> _SUPPLIED MATERIAL_:

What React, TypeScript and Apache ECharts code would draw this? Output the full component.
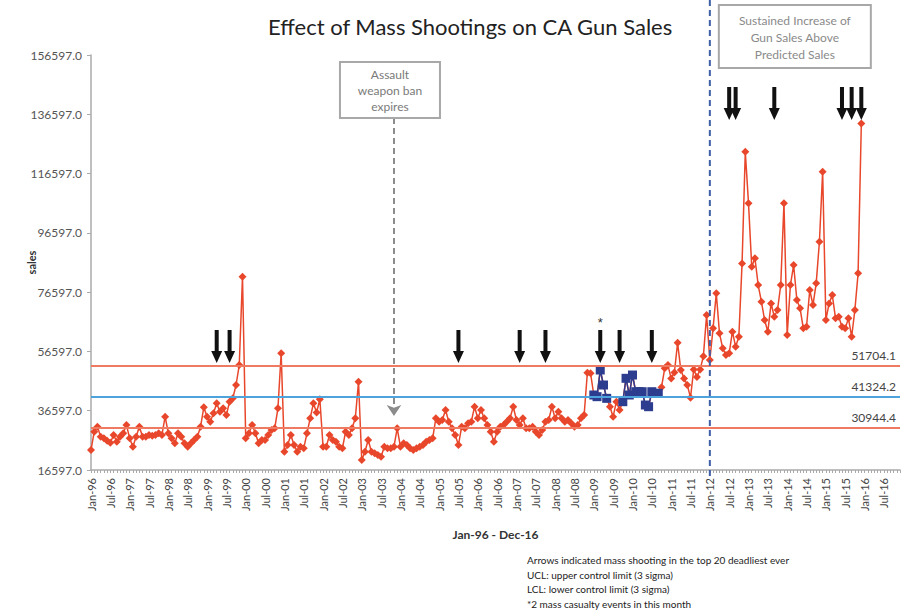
import React, { useEffect, useRef } from "react";
import * as echarts from "echarts";

// ---------- data ----------
const monthNames = ["Jan", "Feb", "Mar", "Apr", "May", "Jun", "Jul", "Aug", "Sep", "Oct", "Nov", "Dec"];
const years = [96, 97, 98, 99, 0, 1, 2, 3, 4, 5, 6, 7, 8, 9, 10, 11, 12, 13, 14, 15, 16];
const categories: string[] = [];
years.forEach((y) => monthNames.forEach((m) => categories.push(`${m}-${String(y).padStart(2, "0")}`)));

const sales1996 = [23340, 29520, 31210, 27830, 27270, 26490, 25810, 28400, 26150, 27830, 28960, 31780];
const sales1997 = [27270, 24460, 27830, 31210, 27830, 27830, 28400, 28170, 28400, 28960, 28400, 34590];
const sales1998 = [28960, 27270, 25590, 28960, 27830, 25590, 24460, 25590, 26720, 27830, 31210, 37740];
const sales1999 = [34590, 32900, 35710, 39080, 36270, 37410, 35150, 39650, 40770, 45270, 52010, 81800];
const sales2000 = [27270, 28960, 31780, 28960, 25590, 26720, 26720, 28400, 30090, 30650, 37410, 55950];
const sales2001 = [22780, 25030, 28400, 25030, 22780, 24460, 23900, 28960, 34030, 39080, 36000, 40500];
const sales2002 = [24460, 24460, 28400, 26720, 26150, 24460, 23900, 29520, 28400, 30650, 34030, 46380];
const sales2003 = [19970, 22780, 26720, 22780, 22220, 21660, 21100, 24460, 23900, 23900, 24460, 30650];
const sales2004 = [24460, 25600, 25000, 23900, 23340, 23900, 24460, 25000, 26150, 26720, 27280, 34030];
const sales2005 = [32890, 33460, 36830, 32890, 30660, 28400, 25000, 31200, 30660, 32340, 32890, 37950];
const sales2006 = [34030, 36830, 34030, 31780, 29520, 26150, 29520, 31200, 31780, 32890, 34030, 37950];
const sales2007 = [33460, 31780, 34030, 30660, 30660, 31200, 29520, 28400, 30090, 32890, 33460, 37950];
const sales2008 = [34030, 36270, 34030, 32890, 33460, 32340, 31200, 31780, 34030, 35150, 49420, 49200];
const sales2009 = [41900, 41330, 50330, 45270, 40770, 37950, 34590, 39640, 36830, 39640, 47530, 41900];
const sales2010 = [48640, 43010, 43010, 43010, 38520, 37950, 43010, 42460, 42460, 44500, 50900, 52000];
const sales2011 = [47500, 49500, 59500, 50300, 47500, 45300, 41000, 50500, 48000, 50500, 55000, 68900];
const sales2012 = [53700, 64380, 76200, 62700, 57630, 55390, 55950, 63250, 58190, 61560, 86300, 123960];
const sales2013 = [106550, 85170, 88000, 79000, 73370, 67190, 63250, 72800, 68300, 70570, 79000, 106550];
const sales2014 = [62130, 79000, 85740, 73940, 71130, 64380, 64940, 77310, 72250, 79570, 93600, 117220];
const sales2015 = [67190, 72800, 75620, 67750, 68300, 64940, 64380, 67750, 61560, 70570, 82950, 133500];

const sales = [
  ...sales1996, ...sales1997, ...sales1998, ...sales1999, ...sales2000, ...sales2001, ...sales2002,
  ...sales2003, ...sales2004, ...sales2005, ...sales2006, ...sales2007, ...sales2008, ...sales2009,
  ...sales2010, ...sales2011, ...sales2012, ...sales2013, ...sales2014, ...sales2015,
];

// months drawn as blue squares
const blueMonths = [
  "Jan-09", "Feb-09", "Mar-09", "Apr-09", "May-09",
  "Oct-09", "Nov-09", "Dec-09", "Jan-10", "Feb-10", "Mar-10", "Apr-10", "May-10", "Jun-10", "Jul-10", "Aug-10", "Sep-10",
];

const UCL = 51704.1;
const CL = 41324.2;
const LCL = 30944.4;

const yTicks = { min: 16597, max: 156597, step: 20000 };

// arrows: mass shootings
const lowArrowMonths = ["Apr-99", "Aug-99", "Jul-05", "Feb-07", "Oct-07", "Mar-09", "Sep-09", "Jul-10"];
const highArrowMonths = ["Jul-12", "Sep-12", "Sep-13", "Jun-15", "Sep-15", "Dec-15"];
const lowArrowTip = 52700;
const highArrowTip = 134650;
const starMonth = "Mar-09";

const awbMonth = "Nov-03";
const awbArrowTop = 135330;
const awbArrowTip = 34800;
const sustainedMonth = "Jan-12";

const footnotes = [
  "Arrows indicated mass shooting in the top 20 deadliest ever",
  "UCL: upper control limit (3 sigma)",
  "LCL: lower control limit (3 sigma)",
  "*2 mass casualty events in this month",
];

// ---------- styles ----------
const RED = "#E8472B";
const LIMIT_RED = "#EF7A62";
const CL_BLUE = "#4DA3DC";
const SQ_BLUE = "#2C3C8E";
const FONT = "Lato, 'Open Sans', sans-serif";
const ARROW = "path://M3.5,0 L7.5,0 L7.5,21 L11,21 L5.5,33 L0,21 L3.5,21 Z";

export default function App() {
  const ref = useRef<HTMLDivElement>(null);

  useEffect(() => {
    if (!ref.current) return;
    const chart = echarts.init(ref.current, null, { renderer: "svg" });

    const blueIdx = new Set(blueMonths.map((m) => categories.indexOf(m)));
    const redData = sales.map((v, i) => (blueIdx.has(i) ? { value: v, symbol: "none" } : v));
    const blueData = sales.map((v, i) => (blueIdx.has(i) ? v : null));

    const arrowPoint = (m: string, tip: number) => ({
      coord: [m, tip],
      symbol: ARROW,
      symbolSize: [11, 33],
      symbolOffset: [0, "-50%"],
      itemStyle: { color: "#111" },
      label:
        m === starMonth && tip === lowArrowTip
          ? { show: true, position: "top", formatter: "*", color: "#333", fontSize: 13, distance: 1 }
          : { show: false },
    });

    const limitLine = (value: number, name: string, color: string) => [
      {
        yAxis: value,
        lineStyle: { color, width: 2, type: "solid" },
        label: {
          show: true,
          position: "insideEndTop",
          formatter: value.toFixed(1),
          color: "#444",
          fontSize: 12,
          fontFamily: FONT,
          distance: 4,
        },
      },
      {
        yAxis: value,
        lineStyle: { color, width: 0, opacity: 0 },
        label: {
          show: true,
          position: "insideStartTop",
          formatter: name,
          color: "#333",
          fontSize: 12,
          fontFamily: FONT,
          distance: 4,
        },
      },
    ];

    chart.setOption({
      animation: false,
      backgroundColor: "#fff",
      title: {
        text: "Effect of Mass Shootings on CA Gun Sales",
        left: 263,
        top: 10,
        textStyle: { fontSize: 22, fontWeight: "normal", color: "#222", fontFamily: FONT },
      },
      grid: { left: 91, right: 3, top: 55, bottom: 146, containLabel: false },
      xAxis: {
        type: "category",
        data: categories,
        boundaryGap: false,
        name: "Jan-96 - Dec-16",
        nameLocation: "middle",
        nameGap: 58,
        nameTextStyle: { fontWeight: "bold", fontSize: 12, color: "#333", fontFamily: FONT },
        axisLine: { lineStyle: { color: "#aaa", width: 1.5 } },
        axisTick: { show: true, interval: 0, length: 3, lineStyle: { color: "#aaa" } },
        axisLabel: { interval: 5, rotate: 90, fontSize: 11, color: "#444", fontFamily: FONT, margin: 8 },
        splitLine: { show: false },
      },
      yAxis: {
        type: "value",
        min: yTicks.min,
        max: yTicks.max,
        interval: yTicks.step,
        name: "sales",
        nameLocation: "middle",
        nameGap: 54,
        nameMoveOverlap: false,
        nameRotate: 90,
        nameTextStyle: { fontWeight: "bold", fontSize: 11, color: "#333", fontFamily: FONT },
        axisLine: { show: true, lineStyle: { color: "#aaa", width: 1.5 } },
        axisTick: { show: true, length: 4, lineStyle: { color: "#aaa" } },
        axisLabel: {
          formatter: (v: number) => v.toFixed(1),
          fontSize: 12,
          color: "#555",
          fontFamily: FONT,
          margin: 9,
        },
        splitLine: { show: false },
      },
      series: [
        {
          type: "line",
          name: "limits",
          data: [],
          silent: true,
          markLine: {
            silent: true,
            symbol: "none",
            data: [
              ...limitLine(UCL, "UCL", LIMIT_RED),
              ...limitLine(CL, "CL", CL_BLUE),
              ...limitLine(LCL, "LCL", LIMIT_RED),
            ],
          },
          z: 1,
        },
        {
          type: "line",
          name: "awb",
          data: [],
          silent: true,
          markLine: {
            silent: true,
            symbol: ["none", "arrow"],
            symbolSize: 11,
            label: { show: false },
            lineStyle: { color: "#8c8c8c", width: 2, type: [6, 4] },
            data: [[{ coord: [awbMonth, awbArrowTop] }, { coord: [awbMonth, awbArrowTip] }]],
          },
          z: 1,
        },
        {
          type: "line",
          name: "sales",
          data: redData,
          showAllSymbol: true,
          symbol: "diamond",
          symbolSize: 8,
          itemStyle: { color: RED },
          lineStyle: { color: RED, width: 1.5 },
          z: 3,
          markPoint: {
            silent: true,
            data: [
              ...lowArrowMonths.map((m) => arrowPoint(m, lowArrowTip)),
              ...highArrowMonths.map((m) => arrowPoint(m, highArrowTip)),
            ],
          },
        },
        {
          type: "line",
          name: "sales-blue",
          data: blueData,
          showAllSymbol: true,
          connectNulls: false,
          symbol: "rect",
          symbolSize: 9,
          itemStyle: { color: SQ_BLUE },
          lineStyle: { color: SQ_BLUE, width: 1.5 },
          z: 4,
        },
      ],
    });

    const toX = (m: string) => {
      let x = chart.convertToPixel({ xAxisIndex: 0 }, m) as unknown as number;
      if (typeof x !== "number" || isNaN(x)) x = chart.convertToPixel({ xAxisIndex: 0 }, categories.indexOf(m)) as unknown as number;
      return x;
    };
    const x12 = toX(sustainedMonth);
    const xAwb = toX(awbMonth);
    const yBottom = chart.convertToPixel({ yAxisIndex: 0 }, yTicks.min) as unknown as number;

    chart.setOption({
      graphic: [
        {
          type: "line",
          shape: { x1: x12, y1: 0, x2: x12, y2: yBottom + 8 },
          style: { stroke: "#3F5EA8", lineWidth: 2, lineDash: [6, 4] },
          z: 10,
        },
        {
          type: "rect",
          shape: { x: x12 + 9, y: 5, width: 152, height: 63 },
          style: { fill: "#fff", stroke: "#a8a8a8", lineWidth: 2 },
          z: 10,
        },
        {
          type: "text",
          x: x12 + 85,
          y: 12,
          style: {
            text: "Sustained Increase of\nGun Sales Above\nPredicted Sales",
            fill: "#8a8a8a",
            fontSize: 12,
            fontFamily: FONT,
            lineHeight: 17,
            align: "center",
            textAlign: "center",
          },
          z: 11,
        },
        {
          type: "rect",
          shape: { x: xAwb - 54, y: 62, width: 100, height: 56 },
          style: { fill: "#fff", stroke: "#a8a8a8", lineWidth: 2 },
          z: 10,
        },
        {
          type: "text",
          x: xAwb - 4,
          y: 66,
          style: {
            text: "Assault\nweapon ban\nexpires",
            fill: "#7a7a7a",
            fontSize: 12,
            fontFamily: FONT,
            lineHeight: 16,
            align: "center",
            textAlign: "center",
          },
          z: 11,
        },
        {
          type: "text",
          x: 527,
          y: 553,
          style: {
            text: footnotes.join("\n"),
            fill: "#222",
            fontSize: 10,
            fontFamily: FONT,
            lineHeight: 14.5,
          },
          z: 11,
        },
      ],
    });

    return () => chart.dispose();
  }, []);

  return <div ref={ref} style={{ position: "absolute", left: 0, top: 0, width: 903, height: 616 }} />;
}
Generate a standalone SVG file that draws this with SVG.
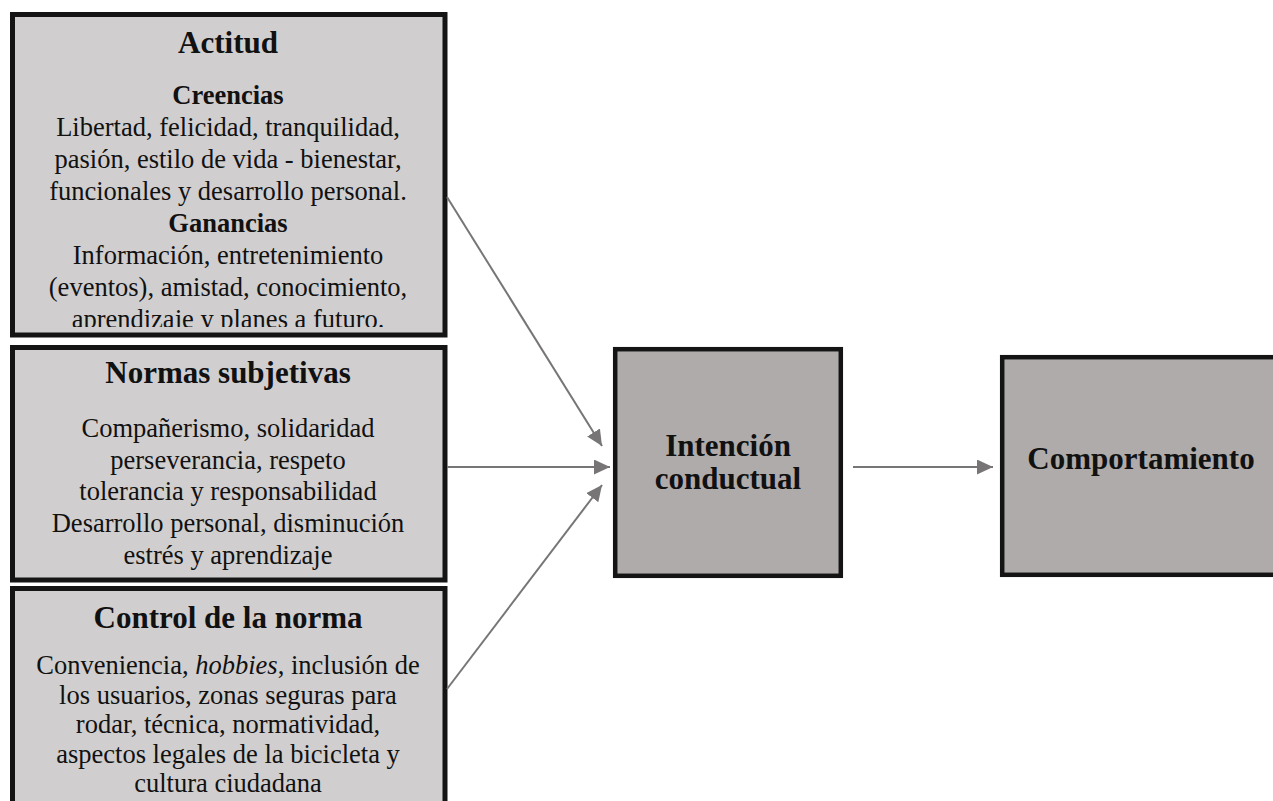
<svg xmlns="http://www.w3.org/2000/svg" width="1273" height="801" viewBox="0 0 1273 801">
  <defs>
    <style>
      .light { fill: #d0cecf; stroke: #141414; stroke-width: 5; }
      .dark { fill: #afabaa; stroke: #141414; stroke-width: 4.5; }
      text { font-family: "Liberation Serif", "Times New Roman", serif; fill: #111; text-anchor: middle; }
      .h { font-size: 31px; font-weight: bold; }
      .sh { font-size: 26.5px; font-weight: bold; }
      .b { font-size: 26.5px; }
      .conn { stroke: #787576; stroke-width: 2; fill: none; marker-end: url(#arrow); }
    </style>
    <marker id="arrow" markerUnits="userSpaceOnUse" markerWidth="16" markerHeight="15" refX="16" refY="7.5" orient="auto">
      <path d="M0,0 L16,7.5 L0,15 Z" fill="#787576"/>
    </marker>
    <clipPath id="clipA">
      <rect x="15" y="17" width="428" height="310"/>
    </clipPath>
  </defs>

  <g id="actitud">
    <rect class="light" x="12.5" y="14.5" width="432.5" height="320.5"/>
    <g clip-path="url(#clipA)">
      <text class="h" x="228" y="53">Actitud</text>
      <text class="sh" x="228" y="104">Creencias</text>
      <text class="b" x="228" y="136">Libertad, felicidad, tranquilidad,</text>
      <text class="b" x="228" y="168">pasión, estilo de vida - bienestar,</text>
      <text class="b" x="228" y="200">funcionales y desarrollo personal.</text>
      <text class="sh" x="228" y="232">Ganancias</text>
      <text class="b" x="228" y="264">Información, entretenimiento</text>
      <text class="b" x="228" y="296">(eventos), amistad, conocimiento,</text>
      <text class="b" x="228" y="328">aprendizaje y planes a futuro.</text>
    </g>
  </g>

  <g id="normas">
    <rect class="light" x="12.5" y="347.5" width="432.5" height="232.5"/>
    <text class="h" x="228" y="383">Normas subjetivas</text>
    <text class="b" x="228" y="437">Compañerismo, solidaridad</text>
    <text class="b" x="228" y="468.5">perseverancia, respeto</text>
    <text class="b" x="228" y="500">tolerancia y responsabilidad</text>
    <text class="b" x="228" y="532">Desarrollo personal, disminución</text>
    <text class="b" x="228" y="563.5">estrés y aprendizaje</text>
  </g>

  <g id="control">
    <rect class="light" x="12.5" y="588.5" width="432.5" height="240"/>
    <text class="h" x="228" y="628">Control de la norma</text>
    <text class="b" x="228" y="674">Conveniencia, <tspan font-style="italic">hobbies</tspan>, inclusión de</text>
    <text class="b" x="228" y="703.5">los usuarios, zonas seguras para</text>
    <text class="b" x="228" y="733">rodar, técnica, normatividad,</text>
    <text class="b" x="228" y="762.5">aspectos legales de la bicicleta y</text>
    <text class="b" x="228" y="792">cultura ciudadana</text>
  </g>

  <g id="intencion">
    <rect class="dark" x="615.2" y="349.2" width="225.6" height="226.6"/>
    <text class="h" x="728" y="456">Intención</text>
    <text class="h" x="728" y="489">conductual</text>
  </g>

  <g id="comportamiento">
    <rect class="dark" x="1002.2" y="357.2" width="300" height="217.6"/>
    <text class="h" x="1141" y="469">Comportamiento</text>
  </g>

  <g id="connectors">
    <line class="conn" x1="447" y1="197" x2="602" y2="446"/>
    <line class="conn" x1="447" y1="467" x2="610" y2="467"/>
    <line class="conn" x1="447" y1="689" x2="602" y2="485"/>
    <line class="conn" x1="853" y1="467" x2="993" y2="467"/>
  </g>
</svg>
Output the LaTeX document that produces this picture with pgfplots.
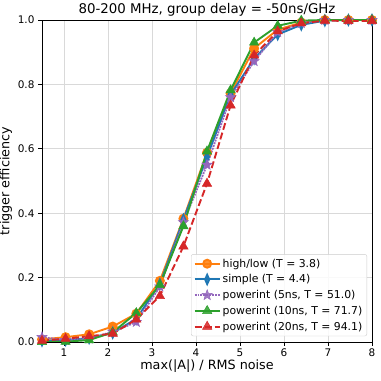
\documentclass[border=0pt]{standalone}
\usepackage{fontspec}
\setmainfont{DejaVu Sans}
\usepackage{pgfplots}
\pgfplotsset{compat=1.18}
\usetikzlibrary{calc}

\definecolor{mplorange}{HTML}{FF7F0E}
\definecolor{mplblue}{HTML}{1F77B4}
\definecolor{mplpurple}{HTML}{9467BD}
\definecolor{mplgreen}{HTML}{2CA02C}
\definecolor{mplred}{HTML}{D62728}

% filled five-pointed star
\pgfdeclareplotmark{fstar}{%
  \pgfpathmoveto{\pgfqpointpolar{90}{1.2\pgfplotmarksize}}%
  \pgfpathlineto{\pgfqpointpolar{126}{0.5\pgfplotmarksize}}%
  \pgfpathlineto{\pgfqpointpolar{162}{1.2\pgfplotmarksize}}%
  \pgfpathlineto{\pgfqpointpolar{198}{0.5\pgfplotmarksize}}%
  \pgfpathlineto{\pgfqpointpolar{234}{1.2\pgfplotmarksize}}%
  \pgfpathlineto{\pgfqpointpolar{270}{0.5\pgfplotmarksize}}%
  \pgfpathlineto{\pgfqpointpolar{306}{1.2\pgfplotmarksize}}%
  \pgfpathlineto{\pgfqpointpolar{342}{0.5\pgfplotmarksize}}%
  \pgfpathlineto{\pgfqpointpolar{18}{1.2\pgfplotmarksize}}%
  \pgfpathlineto{\pgfqpointpolar{54}{0.5\pgfplotmarksize}}%
  \pgfpathclose
  \pgfusepathqfillstroke}

\pgfplotstableread{
x      hl     simple  p5     p10    p20
0.500  0.008  0.004   0.015  0.000  0.004
1.036  0.015  0.006   0.006  0.001  0.010
1.571  0.024  0.012   0.010  0.006  0.018
2.107  0.048  0.028   0.032  0.030  0.026
2.643  0.088  0.072   0.062  0.090  0.070
3.179  0.190  0.180   0.172  0.177  0.143
3.714  0.383  0.380   0.372  0.360  0.297
4.250  0.588  0.575   0.550  0.592  0.492
4.786  0.772  0.768   0.760  0.782  0.735
5.321  0.912  0.880   0.872  0.930  0.890
5.857  0.970  0.955   0.962  0.982  0.965
6.393  0.992  0.985   0.990  0.998  0.990
6.929  1.000  0.998   1.000  1.000  0.998
7.464  1.000  1.000   1.000  1.000  0.997
8.000  1.000  1.000   1.000  1.000  0.997
}\effdata

\begin{document}
\begin{tikzpicture}[x=1bp,y=1bp]
\begin{axis}[
  scale only axis,
  width=330bp, height=322bp,
  xmin=0.5, xmax=8, ymin=0, ymax=1,
  xtick={1,2,3,4,5,6,7,8},
  ytick={0,0.2,0.4,0.6,0.8,1.0},
  yticklabel style={/pgf/number format/.cd,fixed,fixed zerofill,precision=1},
  /pgf/number format/assume math mode=true,
  tick label style={font=\fontsize{10.5}{12}\selectfont},
  xticklabel style={yshift=1bp},
  tick align=outside,
  tick pos=left,
  major tick length=4bp,
  every tick/.style={black, line width=0.8bp},
  axis line style={line width=0.8bp},
  grid=major,
  grid style={line width=0.7bp, black!15},
  title={80-200 MHz, group delay = -50ns/GHz},
  title style={font=\fontsize{13.4}{15}\selectfont, yshift=-6bp},
  xlabel={max(|A|) / RMS noise},
  ylabel={trigger efficiency},
  label style={font=\fontsize{12.8}{14}\selectfont},
  xlabel style={yshift=4bp},
  ylabel style={yshift=-1bp},
  legend cell align=left,
  legend style={
    at={(rel axis cs:0.985,0.018)}, anchor=south east,
    font=\fontsize{10.9}{12}\selectfont,
    draw=black!20, rounded corners=2bp, fill=white, fill opacity=0.85, text opacity=1,
    row sep=2bp, inner sep=2.5bp},
  legend image code/.code={%
    \draw[mark repeat=2,mark phase=2] plot coordinates {(0bp,0bp) (12.5bp,0bp) (25bp,0bp)};},
  every axis plot/.append style={line width=1.9bp},
]
\addplot[color=mplorange, mark=*, mark size=4bp, mark options={solid}] table[x=x,y=hl] {\effdata};
\addlegendentry{high/low (T = 3.8)}
\addplot[color=mplblue, mark=diamond*, mark size=4.6bp, mark options={solid, xscale=0.6}] table[x=x,y=simple] {\effdata};
\addlegendentry{simple (T = 4.4)}
\addplot[color=mplpurple, densely dotted, mark=fstar, mark size=4.5bp, mark options={solid, line width=0.5bp}] table[x=x,y=p5] {\effdata};
\addlegendentry{powerint (5ns, T = 51.0)}
\addplot[color=mplgreen, mark=triangle*, mark size=5.4bp, mark options={solid, line width=0.5bp}] table[x=x,y=p10] {\effdata};
\addlegendentry{powerint (10ns, T = 71.7)}
\addplot[color=mplred, dash pattern=on 7bp off 3bp, mark=triangle*, mark size=5.4bp, mark options={solid, line width=0.5bp}] table[x=x,y=p20] {\effdata};
\addlegendentry{powerint (20ns, T = 94.1)}
\end{axis}
\pgfresetboundingbox
\path ($(current axis.south west)+(-42bp,-39bp)$) rectangle ($(current axis.north east)+(9bp,20bp)$);
\end{tikzpicture}
\end{document}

> _STATED EXERCISE_:
Every line from the top of the material above through the line with "years.forEach((y) => monthNames.forEach((m)" should be duplicated exactly, please; leave out the pictures.

> _RESULT OF THE TASK_:
What React, TypeScript and Apache ECharts code would draw this? Output the full component.
import React, { useEffect, useRef } from "react";
import * as echarts from "echarts";

// ---------- data ----------
const monthNames = ["Jan", "Feb", "Mar", "Apr", "May", "Jun", "Jul", "Aug", "Sep", "Oct", "Nov", "Dec"];
const years = [96, 97, 98, 99, 0, 1, 2, 3, 4, 5, 6, 7, 8, 9, 10, 11, 12, 13, 14, 15, 16];
const categories: string[] = [];
years.forEach((y) => monthNames.forEach((m) => categories.push(`${m}-${String(y).padStart(2, "0")}`)));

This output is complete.